> EXERCISE PROMPT
The listing below should be printed exactly, every line of it. Skip the pictures.

> COLLECTED MATERIAL

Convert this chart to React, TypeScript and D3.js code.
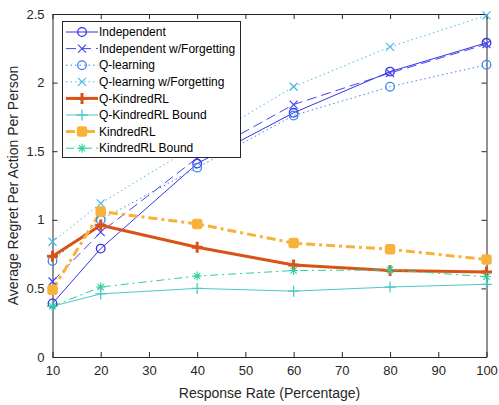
import React, { useEffect, useRef } from 'react';
import * as d3 from 'd3';

// response rates (x)
const responseRates = [10, 20, 40, 60, 80, 100];

// regret per series
const independent = [0.39, 0.79, 1.41, 1.78, 2.08, 2.29];
const independentForget = [0.55, 0.91, 1.45, 1.84, 2.07, 2.28];
const qLearning = [0.70, 1.0, 1.38, 1.76, 1.97, 2.13];
const qLearningForget = [0.84, 1.12, 1.55, 1.97, 2.26, 2.49];
const qKindred = [0.735, 0.96, 0.80, 0.67, 0.63, 0.62];
const qKindredBound = [0.37, 0.46, 0.50, 0.48, 0.51, 0.53];
const kindred = [0.49, 1.06, 0.97, 0.83, 0.785, 0.71];
const kindredBound = [0.37, 0.51, 0.59, 0.63, 0.635, 0.585];

const xTicks = [10, 20, 30, 40, 50, 60, 70, 80, 90, 100];
const yTicks = [0, 0.5, 1, 1.5, 2, 2.5];

type Marker = 'circle' | 'x' | 'plus' | 'square' | 'star';

interface Series {
  name: string;
  values: number[];
  color: string;
  width: number;
  dash: string | null;
  marker: Marker;
}

const series: Series[] = [
  { name: 'Independent', values: independent, color: '#3535e8', width: 1, dash: null, marker: 'circle' },
  { name: 'Independent w/Forgetting', values: independentForget, color: '#4545f0', width: 1, dash: '10,5', marker: 'x' },
  { name: 'Q-learning', values: qLearning, color: '#3f86ee', width: 1, dash: '1.5,3', marker: 'circle' },
  { name: 'Q-learning w/Forgetting', values: qLearningForget, color: '#4cb8e8', width: 1, dash: '1.5,3', marker: 'x' },
  { name: 'Q-KindredRL', values: qKindred, color: '#d95319', width: 3, dash: null, marker: 'plus' },
  { name: 'Q-KindredRL Bound', values: qKindredBound, color: '#4cc8c8', width: 1, dash: null, marker: 'plus' },
  { name: 'KindredRL', values: kindred, color: '#f8b23a', width: 3, dash: '9,4,3,4', marker: 'square' },
  { name: 'KindredRL Bound', values: kindredBound, color: '#2ecf98', width: 1, dash: '8,4,2,4', marker: 'star' },
];

function drawMarker(g: d3.Selection<SVGGElement, unknown, null, undefined>, m: Marker, x: number, y: number, color: string) {
  if (m === 'circle') {
    g.append('circle').attr('cx', x).attr('cy', y).attr('r', 4.3)
      .attr('fill', 'none').attr('stroke', color).attr('stroke-width', 1.3);
  } else if (m === 'x') {
    const s = 4;
    g.append('path').attr('d', `M${x - s},${y - s}L${x + s},${y + s}M${x - s},${y + s}L${x + s},${y - s}`)
      .attr('stroke', color).attr('stroke-width', 1.2);
  } else if (m === 'plus') {
    const s = 5.5;
    g.append('path').attr('d', `M${x - s},${y}L${x + s},${y}M${x},${y - s}L${x},${y + s}`)
      .attr('stroke', color).attr('stroke-width', color === '#d95319' ? 3 : 1.3);
  } else if (m === 'square') {
    g.append('rect').attr('x', x - 4.5).attr('y', y - 4.5).attr('width', 9).attr('height', 9)
      .attr('rx', 2).attr('fill', color).attr('stroke', color).attr('stroke-width', 1.5);
  } else {
    const s = 4.5;
    const d = s * 0.7;
    g.append('path')
      .attr('d', `M${x - s},${y}L${x + s},${y}M${x},${y - s}L${x},${y + s}M${x - d},${y - d}L${x + d},${y + d}M${x - d},${y + d}L${x + d},${y - d}`)
      .attr('stroke', color).attr('stroke-width', 1.1);
  }
}

const App: React.FC = () => {
  const svgRef = useRef<SVGSVGElement>(null);

  useEffect(() => {
    if (!svgRef.current) return;
    const svg = d3.select(svgRef.current);
    svg.selectAll('*').remove();

    const left = 52.5, right = 486.5, top = 14, bottom = 357;
    const font = 'Liberation Sans, Arial, sans-serif';

    const x = d3.scaleLinear().domain([10, 100]).range([left, right]);
    const y = d3.scaleLinear().domain([0, 2.5]).range([bottom, top]);

    svg.append('rect').attr('x', left).attr('y', top).attr('width', right - left).attr('height', bottom - top)
      .attr('fill', '#fff');

    // axes, ticks inward on all four sides
    const xAxis = svg.append('g').attr('transform', `translate(0,${bottom})`)
      .call(d3.axisBottom(x).tickValues(xTicks).tickSizeInner(-5).tickSizeOuter(0).tickPadding(9));
    const yAxis = svg.append('g').attr('transform', `translate(${left},0)`)
      .call(d3.axisLeft(y).tickValues(yTicks).tickSizeInner(-5).tickSizeOuter(0).tickPadding(8)
        .tickFormat(d => String(d)));
    svg.append('g').attr('transform', `translate(0,${top})`)
      .call(d3.axisTop(x).tickValues(xTicks).tickSizeInner(-5).tickSizeOuter(0).tickFormat(() => ''));
    svg.append('g').attr('transform', `translate(${right},0)`)
      .call(d3.axisRight(y).tickValues(yTicks).tickSizeInner(-5).tickSizeOuter(0).tickFormat(() => ''));

    svg.selectAll('.domain').attr('stroke', '#262626');
    svg.selectAll('.tick line').attr('stroke', '#262626');
    [xAxis, yAxis].forEach(a => a.selectAll('text')
      .attr('font-family', font).attr('font-size', 13).attr('fill', '#262626'));
    xAxis.selectAll('text').attr('dy', '0.71em');

    // lines then markers
    const plot = svg.append('g');
    series.forEach(s => {
      const line = d3.line<number>()
        .x((_, i) => x(responseRates[i]))
        .y(v => y(v));
      plot.append('path').datum(s.values).attr('d', line)
        .attr('fill', 'none').attr('stroke', s.color).attr('stroke-width', s.width)
        .attr('stroke-dasharray', s.dash ?? null).attr('stroke-linejoin', 'round');
    });
    series.forEach(s => {
      const mg = plot.append('g');
      s.values.forEach((v, i) => drawMarker(mg, s.marker, x(responseRates[i]), y(v), s.color));
    });

    // legend
    const lg = svg.append('g');
    lg.append('rect').attr('x', 62.5).attr('y', 21.5).attr('width', 178).attr('height', 136)
      .attr('fill', '#fff').attr('stroke', '#262626').attr('stroke-width', 1);
    series.forEach((s, i) => {
      const ly = 32 + i * 16.6;
      lg.append('line').attr('x1', 66).attr('x2', 98).attr('y1', ly).attr('y2', ly)
        .attr('stroke', s.color).attr('stroke-width', s.width)
        .attr('stroke-dasharray', s.dash ?? null);
      drawMarker(lg as any, s.marker, 82, ly, s.color);
      lg.append('text').attr('x', 99).attr('y', ly).attr('dy', '0.35em')
        .attr('font-family', font).attr('font-size', 12).attr('fill', '#000')
        .text(s.name);
    });

    // axis titles
    svg.append('text').attr('x', (left + right) / 2).attr('y', 398).attr('text-anchor', 'middle')
      .attr('font-family', font).attr('font-size', 14).attr('fill', '#262626')
      .text('Response Rate (Percentage)');
    svg.append('text').attr('transform', `translate(18,${(top + bottom) / 2}) rotate(-90)`)
      .attr('text-anchor', 'middle')
      .attr('font-family', font).attr('font-size', 14).attr('fill', '#262626')
      .text('Average Regret Per Action Per Person');
  }, []);

  return (
    <svg ref={svgRef} width={499} height={405} viewBox="0 0 499 405"
      style={{ position: 'absolute', left: 0, top: 0, background: '#fff' }} />
  );
};

export default App;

> CORRECT RESULT
Convert this chart to React, TypeScript and D3.js code.
import React, { useEffect, useRef } from 'react';
import * as d3 from 'd3';

// response rates (x)
const responseRates = [10, 20, 40, 60, 80, 100];

// regret per series
const independent = [0.39, 0.79, 1.41, 1.78, 2.08, 2.29];
const independentForget = [0.55, 0.91, 1.45, 1.84, 2.07, 2.28];
const qLearning = [0.70, 1.0, 1.38, 1.76, 1.97, 2.13];
const qLearningForget = [0.84, 1.12, 1.55, 1.97, 2.26, 2.49];
const qKindred = [0.735, 0.96, 0.80, 0.67, 0.63, 0.62];
const qKindredBound = [0.37, 0.46, 0.50, 0.48, 0.51, 0.53];
const kindred = [0.49, 1.06, 0.97, 0.83, 0.785, 0.71];
const kindredBound = [0.37, 0.51, 0.59, 0.63, 0.635, 0.585];

const xTicks = [10, 20, 30, 40, 50, 60, 70, 80, 90, 100];
const yTicks = [0, 0.5, 1, 1.5, 2, 2.5];

type Marker = 'circle' | 'x' | 'plus' | 'square' | 'star';

interface Series {
  name: string;
  values: number[];
  color: string;
  width: number;
  dash: string | null;
  marker: Marker;
}

const series: Series[] = [
  { name: 'Independent', values: independent, color: '#3535e8', width: 1, dash: null, marker: 'circle' },
  { name: 'Independent w/Forgetting', values: independentForget, color: '#4545f0', width: 1, dash: '10,5', marker: 'x' },
  { name: 'Q-learning', values: qLearning, color: '#3f86ee', width: 1, dash: '1.5,3', marker: 'circle' },
  { name: 'Q-learning w/Forgetting', values: qLearningForget, color: '#4cb8e8', width: 1, dash: '1.5,3', marker: 'x' },
  { name: 'Q-KindredRL', values: qKindred, color: '#d95319', width: 3, dash: null, marker: 'plus' },
  { name: 'Q-KindredRL Bound', values: qKindredBound, color: '#4cc8c8', width: 1, dash: null, marker: 'plus' },
  { name: 'KindredRL', values: kindred, color: '#f8b23a', width: 3, dash: '9,4,3,4', marker: 'square' },
  { name: 'KindredRL Bound', values: kindredBound, color: '#2ecf98', width: 1, dash: '8,4,2,4', marker: 'star' },
];

function drawMarker(g: d3.Selection<SVGGElement, unknown, null, undefined>, m: Marker, x: number, y: number, color: string) {
  if (m === 'circle') {
    g.append('circle').attr('cx', x).attr('cy', y).attr('r', 4.3)
      .attr('fill', 'none').attr('stroke', color).attr('stroke-width', 1.3);
  } else if (m === 'x') {
    const s = 4;
    g.append('path').attr('d', `M${x - s},${y - s}L${x + s},${y + s}M${x - s},${y + s}L${x + s},${y - s}`)
      .attr('stroke', color).attr('stroke-width', 1.2);
  } else if (m === 'plus') {
    const s = 5.5;
    g.append('path').attr('d', `M${x - s},${y}L${x + s},${y}M${x},${y - s}L${x},${y + s}`)
      .attr('stroke', color).attr('stroke-width', color === '#d95319' ? 3 : 1.3);
  } else if (m === 'square') {
    g.append('rect').attr('x', x - 4.5).attr('y', y - 4.5).attr('width', 9).attr('height', 9)
      .attr('rx', 2).attr('fill', color).attr('stroke', color).attr('stroke-width', 1.5);
  } else {
    const s = 4.5;
    const d = s * 0.7;
    g.append('path')
      .attr('d', `M${x - s},${y}L${x + s},${y}M${x},${y - s}L${x},${y + s}M${x - d},${y - d}L${x + d},${y + d}M${x - d},${y + d}L${x + d},${y - d}`)
      .attr('stroke', color).attr('stroke-width', 1.1);
  }
}

const App: React.FC = () => {
  const svgRef = useRef<SVGSVGElement>(null);

  useEffect(() => {
    if (!svgRef.current) return;
    const svg = d3.select(svgRef.current);
    svg.selectAll('*').remove();

    const left = 52.5, right = 486.5, top = 14, bottom = 357;
    const font = 'Liberation Sans, Arial, sans-serif';

    const x = d3.scaleLinear().domain([10, 100]).range([left, right]);
    const y = d3.scaleLinear().domain([0, 2.5]).range([bottom, top]);

    svg.append('rect').attr('x', left).attr('y', top).attr('width', right - left).attr('height', bottom - top)
      .attr('fill', '#fff');

    // axes, ticks inward on all four sides
    const xAxis = svg.append('g').attr('transform', `translate(0,${bottom})`)
      .call(d3.axisBottom(x).tickValues(xTicks).tickSizeInner(-5).tickSizeOuter(0).tickPadding(9));
    const yAxis = svg.append('g').attr('transform', `translate(${left},0)`)
      .call(d3.axisLeft(y).tickValues(yTicks).tickSizeInner(-5).tickSizeOuter(0).tickPadding(8)
        .tickFormat(d => String(d)));
    svg.append('g').attr('transform', `translate(0,${top})`)
      .call(d3.axisTop(x).tickValues(xTicks).tickSizeInner(-5).tickSizeOuter(0).tickFormat(() => ''));
    svg.append('g').attr('transform', `translate(${right},0)`)
      .call(d3.axisRight(y).tickValues(yTicks).tickSizeInner(-5).tickSizeOuter(0).tickFormat(() => ''));

    svg.selectAll('.domain').attr('stroke', '#262626');
    svg.selectAll('.tick line').attr('stroke', '#262626');
    [xAxis, yAxis].forEach(a => a.selectAll('text')
      .attr('font-family', font).attr('font-size', 13).attr('fill', '#262626'));
    xAxis.selectAll('text').attr('dy', '0.71em');

    // lines then markers
    const plot = svg.append('g');
    series.forEach(s => {
      const line = d3.line<number>()
        .x((_, i) => x(responseRates[i]))
        .y(v => y(v));
      plot.append('path').datum(s.values).attr('d', line)
        .attr('fill', 'none').attr('stroke', s.color).attr('stroke-width', s.width)
        .attr('stroke-dasharray', s.dash ?? null).attr('stroke-linejoin', 'round');
    });
    series.forEach(s => {
      const mg = plot.append('g');
      s.values.forEach((v, i) => drawMarker(mg, s.marker, x(responseRates[i]), y(v), s.color));
    });

    // legend
    const lg = svg.append('g');
    lg.append('rect').attr('x', 62.5).attr('y', 21.5).attr('width', 178).attr('height', 136)
      .attr('fill', '#fff').attr('stroke', '#262626').attr('stroke-width', 1);
    series.forEach((s, i) => {
      const ly = 32 + i * 16.6;
      lg.append('line').attr('x1', 66).attr('x2', 98).attr('y1', ly).attr('y2', ly)
        .attr('stroke', s.color).attr('stroke-width', s.width)
        .attr('stroke-dasharray', s.dash ?? null);
      drawMarker(lg as any, s.marker, 82, ly, s.color);
      lg.append('text').attr('x', 99).attr('y', ly).attr('dy', '0.35em')
        .attr('font-family', font).attr('font-size', 12).attr('fill', '#000')
        .text(s.name);
    });

    // axis titles
    svg.append('text').attr('x', (left + right) / 2).attr('y', 398).attr('text-anchor', 'middle')
      .attr('font-family', font).attr('font-size', 14).attr('fill', '#262626')
      .text('Response Rate (Percentage)');
    svg.append('text').attr('transform', `translate(18,${(top + bottom) / 2}) rotate(-90)`)
      .attr('text-anchor', 'middle')
      .attr('font-family', font).attr('font-size', 14).attr('fill', '#262626')
      .text('Average Regret Per Action Per Person');
  }, []);

  return (
    <svg ref={svgRef} width={499} height={405} viewBox="0 0 499 405"
      style={{ position: 'absolute', left: 0, top: 0, background: '#fff' }} />
  );
};

export default App;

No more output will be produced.